Pasibrzuch normalnie brak słów:( Co to za matka...
Dormark trzymaj się kochana. Każda ma chwile do d.... Normalne jak to w życiu. Wiesz jakby Ci było nudno jakby cały czas grało idealnie;) Jeszcze Ci nieraz obie córcie wynagrodzą te chwile smutaśne:)
Moje dziecko też zaczyna regularnie spać w dzień. Już piąty dzień śpi po kilka godzin:) Szkoda że za każdym razem inna pora:)
Miłego weekendu kobitki:)
 
Pumpkin -dzieki za zyczenia w imieni M.
Dziewczyny jestem wyrodna matka .Poprostu siedze i placze , dopiero teraz uspokoilam MIe , niewiem co jej sie stalo ze nie moglam jej uspokoic do tego Nicol pokazala na co ja stac . Nie wiedzialam , ze moge tak krzyczec . Teraz MIa spi Nicol jeszcze nie , ale zmeczona jest na maxa a ja siedze i placze. Chyba przerasta mnie wychpowywanie 2 dzieci samej , boi n anikogo nie moge liczyc.

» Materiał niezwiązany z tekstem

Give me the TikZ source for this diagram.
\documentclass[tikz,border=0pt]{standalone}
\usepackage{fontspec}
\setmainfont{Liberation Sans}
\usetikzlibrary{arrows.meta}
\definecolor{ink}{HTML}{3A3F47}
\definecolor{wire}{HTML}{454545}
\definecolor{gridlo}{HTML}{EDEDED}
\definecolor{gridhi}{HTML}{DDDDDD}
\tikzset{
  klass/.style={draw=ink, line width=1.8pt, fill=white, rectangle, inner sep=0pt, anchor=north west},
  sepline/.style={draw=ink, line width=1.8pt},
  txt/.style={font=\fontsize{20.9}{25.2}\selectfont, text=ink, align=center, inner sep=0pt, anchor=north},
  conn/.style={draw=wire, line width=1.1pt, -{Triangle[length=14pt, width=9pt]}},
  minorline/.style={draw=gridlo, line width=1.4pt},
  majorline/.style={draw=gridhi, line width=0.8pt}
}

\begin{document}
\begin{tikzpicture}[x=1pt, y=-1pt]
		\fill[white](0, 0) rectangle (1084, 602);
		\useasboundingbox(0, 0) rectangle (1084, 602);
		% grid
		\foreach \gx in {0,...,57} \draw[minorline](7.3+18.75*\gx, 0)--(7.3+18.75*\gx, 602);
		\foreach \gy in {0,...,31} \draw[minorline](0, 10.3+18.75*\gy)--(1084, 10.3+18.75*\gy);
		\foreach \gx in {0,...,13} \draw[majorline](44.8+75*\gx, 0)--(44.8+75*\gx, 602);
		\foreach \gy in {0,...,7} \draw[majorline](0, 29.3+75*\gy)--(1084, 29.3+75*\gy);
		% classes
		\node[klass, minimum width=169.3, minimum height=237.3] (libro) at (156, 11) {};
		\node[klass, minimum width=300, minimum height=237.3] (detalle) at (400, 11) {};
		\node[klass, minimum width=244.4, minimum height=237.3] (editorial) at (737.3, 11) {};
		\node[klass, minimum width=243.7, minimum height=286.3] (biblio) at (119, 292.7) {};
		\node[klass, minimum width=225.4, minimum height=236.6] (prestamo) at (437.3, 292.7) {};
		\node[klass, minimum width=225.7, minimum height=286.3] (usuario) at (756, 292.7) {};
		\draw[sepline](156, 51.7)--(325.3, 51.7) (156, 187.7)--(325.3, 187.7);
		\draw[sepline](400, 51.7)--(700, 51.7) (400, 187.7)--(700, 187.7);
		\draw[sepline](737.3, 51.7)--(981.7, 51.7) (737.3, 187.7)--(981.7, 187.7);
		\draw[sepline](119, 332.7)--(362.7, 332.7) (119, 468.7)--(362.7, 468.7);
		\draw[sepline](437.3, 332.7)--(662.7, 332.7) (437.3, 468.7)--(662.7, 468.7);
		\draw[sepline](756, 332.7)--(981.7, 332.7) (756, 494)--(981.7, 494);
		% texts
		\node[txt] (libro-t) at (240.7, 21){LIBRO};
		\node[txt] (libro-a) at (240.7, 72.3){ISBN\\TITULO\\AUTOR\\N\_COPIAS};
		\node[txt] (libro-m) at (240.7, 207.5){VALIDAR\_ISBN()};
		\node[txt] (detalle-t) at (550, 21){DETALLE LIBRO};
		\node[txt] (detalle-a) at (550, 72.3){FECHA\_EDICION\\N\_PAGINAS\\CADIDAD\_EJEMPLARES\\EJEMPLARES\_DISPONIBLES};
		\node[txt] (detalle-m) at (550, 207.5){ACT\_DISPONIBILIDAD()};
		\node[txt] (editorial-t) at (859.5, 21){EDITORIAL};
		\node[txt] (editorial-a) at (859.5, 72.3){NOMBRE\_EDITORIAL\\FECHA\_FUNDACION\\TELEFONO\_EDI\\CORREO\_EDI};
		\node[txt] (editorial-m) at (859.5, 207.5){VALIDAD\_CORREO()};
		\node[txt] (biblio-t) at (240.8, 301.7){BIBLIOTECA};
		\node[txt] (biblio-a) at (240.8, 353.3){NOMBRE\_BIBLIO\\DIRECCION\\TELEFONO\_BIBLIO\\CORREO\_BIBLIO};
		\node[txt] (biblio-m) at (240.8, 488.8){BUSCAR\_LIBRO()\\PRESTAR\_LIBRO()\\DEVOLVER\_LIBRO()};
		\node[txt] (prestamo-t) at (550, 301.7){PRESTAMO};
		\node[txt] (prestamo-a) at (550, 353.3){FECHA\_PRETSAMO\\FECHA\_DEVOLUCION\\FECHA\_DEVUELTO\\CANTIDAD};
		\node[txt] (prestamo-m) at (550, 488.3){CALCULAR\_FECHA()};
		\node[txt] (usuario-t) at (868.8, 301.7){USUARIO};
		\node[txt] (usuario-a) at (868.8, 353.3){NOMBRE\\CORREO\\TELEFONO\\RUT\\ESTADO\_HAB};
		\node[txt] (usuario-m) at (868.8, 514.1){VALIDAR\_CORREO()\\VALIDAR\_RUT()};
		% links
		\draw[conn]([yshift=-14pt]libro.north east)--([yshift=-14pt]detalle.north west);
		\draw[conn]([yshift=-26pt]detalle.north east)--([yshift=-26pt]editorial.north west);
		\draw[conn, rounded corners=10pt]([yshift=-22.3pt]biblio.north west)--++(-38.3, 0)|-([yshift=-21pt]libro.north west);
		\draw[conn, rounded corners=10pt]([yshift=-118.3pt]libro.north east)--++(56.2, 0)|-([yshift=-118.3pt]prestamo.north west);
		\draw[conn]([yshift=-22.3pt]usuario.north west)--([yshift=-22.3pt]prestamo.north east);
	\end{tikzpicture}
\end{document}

Przestań gadać takie głupoty! Każda z nas ma chwile słabości. Ja nie mam drugiego dziecka, więc najczęściej obrywa się biednemu psu, że akurat leży nie tam gdzie trzeba. Wyjdź do drugiego pokoju, otwórz okno, pooddychaj 5 minut świeżym powietrzem i wróć na spokojnie do Nicol. Będzie dobrze :-)
 
Pasibrzuch... ręce mi opadły:zawstydzona/y:współczuje relacji z rodziną:-(

Dormark... nie wiem czy Cie pociesze, ale napisałas to tak jakbym to ja pisała... dokładnie wczoraj sie tak czułam:zawstydzona/y:wrzeszcze na moje córy nawet nie wiem dlaczego i po co... :-( Ale chyba zaczynam kumac, ze my tylko ludzmi jestesmy i mamy słabsze dni... a dwójka takich małych brzdąców potrafi wykonczyc, wiem cos o tym:zawstydzona/y:

My dzis 2 spacerki zaliczylismy, dziewczynki padły juz, wykonczyła je mamuśka:-)
A ja zas mam doła, mąż znów w czwartek wyjezdza... i z tego co mówi to tak coraz czesciej bedzie jezdził...:zawstydzona/y: nawet w niedziele..., a ja całe dnie sama:-( Na głowe juz dostaje, a jak słysze poraz kolejny płacz dziewczynek to mam ochote po prostu wyjść z siebie:-( 0 chwili dla siebie... chyba za duzo wymagam:-(
 
reklama
Wieci co jest najgorsz , ze Nicol dzis wogule nie spala padnieta jak nie wiem co , ale do tej pory ze mna walczyla .Pozatym Mia ma dzis gorszy dzien juz na spacerze marudzila , to widac Nicol nie pasowalo , ze mama caly czas sie nia opiekowala . Nszczescie teraz zasnela przed snem jeszcze histeria o kako , ale w koncu dala za wygrana polozyla sie mocno mnie przytulila i padla . Mam wyzuty sumienia , ze tak rteaguje , wiem , ze tu moj slabszy dzien , ale tez dlatego , ze ja nie mam na kogo liczyc matka mnie olala tesciowa tez niby tu przyjezdza bawi sie z Nico , lae tez nie zaproponuje ze ja wezminie choc na jeden dzien .Ja prosic sie nie bede .M tez ciagle w pracy przychodzi ja k male juz spia a ja dzis w sumie od 2 nie spie , bo co to za spanie jak zasnmelâm to mmala znow sie budzila . Pociesz m,nie tylko mysl ze to skok i niedlugo zobacze nowe umiejetnosci. No i jeszcze jedna dobra rzecz w tym jest , przez stres trace kilogramy bo nic nie przechodzi mi przez gardlo taka moja natura.Wogule dzieki wam , ze jestescie bez was bym sie juz chyba wykonczyla , nigdy nie myslalam, , ze obce mi babk beda tak mi bliskie dziekuje.